Grass problems increase particularly with barnyardgrass and bearded sprangletop. If the problem is too severe, switching back to an aquatic system with no till and a stale seedbed is an option to reduce grass and resistant barnyardgrass infestations.

Rice yields were similar across the alternative stand systems. Fertilization was modified for water and dry seeding schedules.

In the fifth year, the researchers decided to make a switcheroo. Plots that were under four years of water seeding were no-till drilled following a Roundup stale seedbed or were moved back to the conventional water seeded system. Aerobically-established plots were converted to no-till water seeding after a Roundup-treated stale seedbed.

“The results were good stands of rice and few weeds without the use of herbicides in the water seeded treatments where stale seedbeds were involved,” Fischer surmised.

“This is a remarkable demonstration that growers can invest in a stale seedbed treatment to control resistant weeds with glyphosate or another similar compound for a brief period of time, and then return to the conventional rice production with the added bonus of dramatic reductions in weed control inputs that year,” Fischer said.

Bottom lines

Fischer calls the trial results extremely encouraging. “Alternating stand establishment techniques may be an effective approach for diversifying weed management in California's monoculture rice production.”

The four-year trials demonstrate that alternating weed establishment environments creates a shift in weed species and can reduce herbicide-resistance pressure, Fischer said.

A stale seedbed without spring tillage reduces the weed population. In the stale seedbed-no till-water-seeded treatment, one pre-plant application of glyphosate provided almost total season-long weed control. The herbicides glyphosate (Roundup) and pendimethalin (Prowl) reduced weed densities in the stale seedbed and drill-seeded systems, respectively. The herbicides control herbicide-resistant weed biotypes.

Alternating from aerobic to anaerobic rice stand establishments with a stale seedbed successfully reduced weed infestations. Yields did not change between the tested alternative stand establishment systems. “This strongly demonstrates the potential for controlling resistant weeds and lowering herbicide use,” Fischer said.

The single exception was rotating from a conventional water-seeded rice system into a drill-seeded, no-till application where the stale seedbed did not completely eliminate heavy grass infestations. “We advise against the continuous use of only drill seeding given the strong infestations that occur in this system and the opportunities for weedy red rice infestations,” Fischer said.

While drill seeding diminished aquatic weed pressure, the seeding practice should only be used in rotation with water-seeded rice using a stale seedbed treatment with glyphosate, Fischer says.
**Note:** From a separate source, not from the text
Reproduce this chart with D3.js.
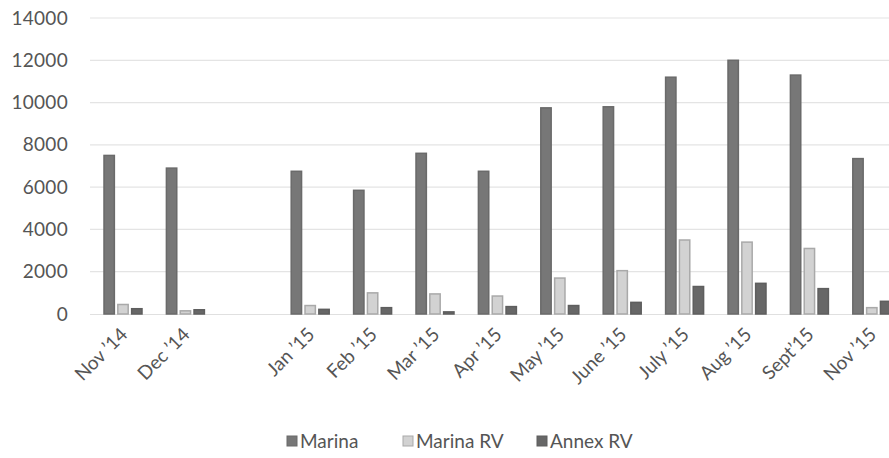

Future research will focus on farm implementation, predicting weed emergence in stale seedbed irrigation, and the long-term economic benefits to farmers.

In addition to Fischer, scientists on the team, all from UC Davis, included: Randall Mutters, farm advisor, Butte County; Jim Hill, Extension specialist, Department of Plant Sciences; Bruce Linquist, project scientist, Plant Sciences; Chris Greer, rice farm advisor, Sutter, Yuba, Placer, and Sacramento counties; Luis Espino, rice farm advisor, Colusa, Glenn, and Yolo counties; and James Eckert, staff research associate.

Fischer shared the research findings with pest control advisors and others attending the California Weed Science Society annual conference in Sacramento, Calif.